Search code examples
regexregex-lookarounds

Capture a word `+` same word again but with a prefix


To all the Regex gurus

Any idea how to handle this beast

string = 'Position_Name [+|-|/|*] PrevYear Position_Name'

Looking for the Regex to match the occurrences of Position_Name (basically twice similar to a duplicate) but not really a dupe since it is followed by a special character and then by itself BUT with some prefix - here: 'PrevYear'. Means Position_Name is dynamic and could be any word (eg Profit, Sales, etc) but PrevYear will stay constant.

So how could I identify these lines where there's a position being mentioned twice with some math symbol in the middle (for now) and then capture those three elements since the plus could also be a / (divided by), a minus sign - or a multiply * as intended to be represented by [+|-|/|*] in my example.

PS: I do not mind programming this in two steps ... so first matching and then capturing - but still would need the regex to find these little gems (in hundreds of lines).

Elegantly finding dupes is not the problem eg via \b(\w+) \1\b but I have come to realize my capabilities are not sufficient for that combo.

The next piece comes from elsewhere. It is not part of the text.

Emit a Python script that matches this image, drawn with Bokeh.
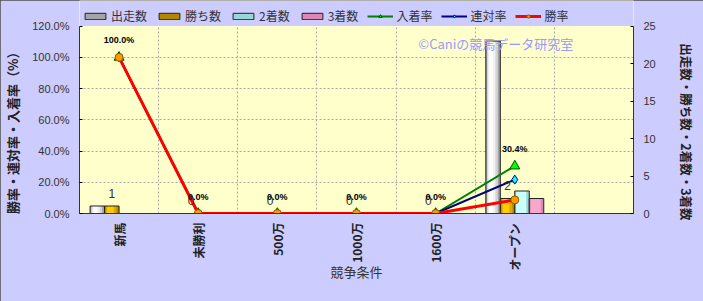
import math
from bokeh.plotting import figure
from bokeh.models import (ColumnDataSource, Range1d, LinearAxis, FixedTicker,
                          PrintfTickFormatter, CustomJSTickFormatter, Legend, LegendItem,
                          LabelSet, Label, BoxAnnotation)
from bokeh.transform import dodge
from bokeh.core.properties import value
from bokeh.embed import file_html
from bokeh.resources import INLINE

# ---------------- data ----------------
categories = ["新馬", "未勝利", "500万", "1000万", "1600万", "オープン", ""]
starts = [1, 0, 0, 0, 0, 23]          # 出走数
wins = [1, 0, 0, 0, 0, 2]             # 勝ち数
seconds = [0, 0, 0, 0, 0, 3]          # 2着数
thirds = [0, 0, 0, 0, 0, 2]           # 3着数
win_rate = [100.0, 0.0, 0.0, 0.0, 0.0, 8.7]       # 勝率
rentai_rate = [100.0, 0.0, 0.0, 0.0, 0.0, 21.7]   # 連対率
place_rate = [100.0, 0.0, 0.0, 0.0, 0.0, 30.4]    # 入着率
left_ticks = [0, 20, 40, 60, 80, 100, 120]
right_ticks = [0, 5, 10, 15, 20, 25]

JP = "Noto Sans CJK JP"
NUM = "Liberation Sans"
TOP_PAD = 1.1367   # headroom above the plot area that holds the legend
SHIFT = "\u3000" * 4   # ideographic spaces: nudge the rotated axis titles toward the plot centre

n_cat = len(categories)
n = len(starts)
xs = [i + 0.5 for i in range(n)]

src = ColumnDataSource(dict(
    x=xs, starts=starts, wins=wins, seconds=seconds, thirds=thirds,
    win_rate=win_rate, rentai_rate=rentai_rate, place_rate=place_rate,
    place_lbl=[f"{v:.1f}%" for v in place_rate],
    wins_lbl=[str(v) for v in wins],
))

p = figure(width=703, height=301,
           x_range=Range1d(0, n_cat),
           y_range=Range1d(left_ticks[0], left_ticks[-1] * TOP_PAD),
           output_backend="svg", toolbar_location=None,
           min_border_left=78, min_border_right=70,
           min_border_top=0, min_border_bottom=88,
           background_fill_color="#ffffcc", border_fill_color="#ccccff",
           outline_line_color=None)
p.extra_y_ranges = {"cnt": Range1d(right_ticks[0], right_ticks[-1] * TOP_PAD)}
p.styles = {"outline": "1px solid #505050", "outline-offset": "-1px"}

# ---------------- axes ----------------
xa = p.xaxis[0]
xa.ticker = FixedTicker(ticks=xs)
xa.formatter = CustomJSTickFormatter(args=dict(cats=categories),
                                     code="const c = cats[Math.floor(tick)]; return c ? c : '';")
xa.major_label_orientation = math.pi / 2
xa.major_label_text_font = JP
xa.major_label_text_font_size = "12px"
xa.major_label_text_font_style = "bold"
xa.major_label_text_color = "#222222"
xa.major_label_standoff = 9
xa.major_tick_in = 0
xa.major_tick_out = 0
xa.minor_tick_line_color = None
xa.axis_line_color = "#333333"
xa.axis_label = "競争条件"
xa.axis_label_text_font = JP
xa.axis_label_text_font_size = "13px"
xa.axis_label_text_font_style = "normal"
xa.axis_label_text_color = "#333333"
xa.axis_label_standoff = -12

ya = p.yaxis[0]
ya.ticker = FixedTicker(ticks=left_ticks)
ya.bounds = (left_ticks[0], left_ticks[-1])
ya.formatter = PrintfTickFormatter(format="%.1f%%")
ya.major_label_text_font = NUM
ya.major_label_text_font_size = "11px"
ya.major_label_text_color = "#333333"
ya.major_label_standoff = 10
ya.major_tick_in = 3
ya.major_tick_out = 0
ya.minor_tick_line_color = None
ya.axis_line_color = "#333333"
ya.axis_label = "勝率・連対率・入着率（%）" + SHIFT
ya.axis_label_text_font = JP
ya.axis_label_text_font_size = "13px"
ya.axis_label_text_font_style = "bold"
ya.axis_label_text_color = "#222222"
ya.axis_label_standoff = 7

ra = LinearAxis(y_range_name="cnt", ticker=FixedTicker(ticks=right_ticks),
                bounds=(right_ticks[0], right_ticks[-1]))
ra.major_label_text_font = NUM
ra.major_label_text_font_size = "11px"
ra.major_label_text_color = "#333333"
ra.major_label_standoff = 10
ra.major_tick_in = 3
ra.major_tick_out = 0
ra.minor_tick_line_color = None
ra.axis_line_color = "#333333"
ra.axis_label = SHIFT + "出走数・勝ち数・2着数・3着数"
ra.axis_label_text_font = JP
ra.axis_label_text_font_size = "12.5px"
ra.axis_label_text_font_style = "bold"
ra.axis_label_text_color = "#222222"
ra.axis_label_standoff = 18
p.add_layout(ra, "right")

# ---------------- grid ----------------
p.xgrid.ticker = FixedTicker(ticks=list(range(1, n_cat)))
p.xgrid.grid_line_color = "#a8a8a8"
p.xgrid.grid_line_dash = "2 2"
p.ygrid.ticker = FixedTicker(ticks=left_ticks[1:-1])
p.ygrid.grid_line_color = "#a8a8a8"
p.ygrid.grid_line_dash = "2 2"

# ---------------- bars (cylinder-like shading) ----------------
BW = 0.183
offsets = [-1.5 * BW, -0.5 * BW, 0.5 * BW, 1.5 * BW]

def cyl_bar(field, off, layers, edge):
    rs = []
    for frac, col in layers:
        shift = -(1 - frac) * 0.18 * BW
        rs.append(p.vbar(x=dodge("x", off + shift, range=p.x_range), width=BW * frac,
                         top=field, bottom=0, source=src, y_range_name="cnt",
                         fill_color=col, line_color=None))
    rs.append(p.vbar(x=dodge("x", off, range=p.x_range), width=BW, top=field, bottom=0,
                     source=src, y_range_name="cnt", fill_alpha=0,
                     line_color=edge, line_width=1))
    return rs

r_starts = cyl_bar("starts", offsets[0],
                   [(1.0, "#a4a4a4"), (0.75, "#d4d4d4"), (0.5, "#f2f2f2"), (0.25, "#ffffff")], "#222222")
r_wins = cyl_bar("wins", offsets[1],
                 [(1.0, "#b38600"), (0.75, "#dcaa00"), (0.45, "#ffcc00")], "#222222")
r_sec = cyl_bar("seconds", offsets[2],
                [(1.0, "#99d6d6"), (0.7, "#ccffff")], "#222222")
r_thr = cyl_bar("thirds", offsets[3],
                [(1.0, "#dd88b4"), (0.7, "#f7a6cc")], "#222222")

# ---------------- lines ----------------
l_pl = p.line("x", "place_rate", source=src, line_color="#008000", line_width=2)
m_pl = p.scatter("x", "place_rate", source=src, marker="triangle", size=10,
                 fill_color="#00ff00", line_color="#005000")
l_rt = p.line("x", "rentai_rate", source=src, line_color="#000080", line_width=2)
m_rt = p.scatter("x", "rentai_rate", source=src, marker="diamond", size=9,
                 fill_color="#00ffff", line_color="#000080")
l_wr = p.line("x", "win_rate", source=src, line_color="#ff0000", line_width=3)
m_wr = p.scatter("x", "win_rate", source=src, marker="circle", size=8,
                 fill_color="#ff9900", line_color="#8a5a00")

# ---------------- data labels ----------------
p.add_layout(LabelSet(x=dodge("x", offsets[1], range=p.x_range), y="wins", text="wins_lbl",
                      source=src, y_range_name="cnt", y_offset=13,
                      text_align="center", text_baseline="middle",
                      text_font=value(NUM), text_font_size=value("12px"),
                      text_color="#333333"))
p.add_layout(LabelSet(x="x", y="place_rate", text="place_lbl", source=src, y_offset=17,
                      text_align="center", text_baseline="middle",
                      text_font=value(NUM), text_font_size=value("9px"),
                      text_font_style="bold", text_color="#000000"))

# watermark
p.add_layout(Label(x=5.26, y=108.7, text="©Caniの競馬データ研究室",
                   text_font=JP, text_font_size="13px", text_color="#9999ff",
                   text_align="center", text_baseline="middle"))

# lavender strip above the plotting area (legend band)
p.add_layout(BoxAnnotation(bottom=left_ticks[-1], fill_color="#ccccff", fill_alpha=1.0,
                           line_color=None))

# ---------------- legend ----------------
legend = Legend(items=[
    LegendItem(label="出走数", renderers=[r_starts[0], r_starts[-1]]),
    LegendItem(label="勝ち数", renderers=[r_wins[0], r_wins[-1]]),
    LegendItem(label="2着数", renderers=[r_sec[0], r_sec[-1]]),
    LegendItem(label="3着数", renderers=[r_thr[0], r_thr[-1]]),
    LegendItem(label="入着率", renderers=[l_pl, m_pl]),
    LegendItem(label="連対率", renderers=[l_rt, m_rt]),
    LegendItem(label="勝率", renderers=[l_wr, m_wr]),
], orientation="horizontal", location=(-1, 185),
   label_text_font=JP, label_text_font_size="12px", label_text_color="#333333",
   glyph_width=26, glyph_height=8, label_standoff=3, spacing=9,
   padding=4, margin=0, label_height=16,
   background_fill_alpha=0, border_line_alpha=0)
p.add_layout(legend, "center")

open("out.html", "w").write(file_html(p, INLINE))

Thanks on hints and support.


Solution

  • You can use

    \b(\w+)\b\s*[-+/*]\s*PrevYear\s*\1\b
    

    See the regex demo. Details

    • \b - a word boundary
    • (\w+) - Group 1: one or more word chars
    • \b - a word boundary
    • \s*[-+/*]\s* - a -, +, / or * enclosed with zero or more whitespaces
    • PrevYear - a fixed word
    • \s* - zero or more whitespaces
    • \1 - same value as captured in Group 1
    • \b - a word boundary.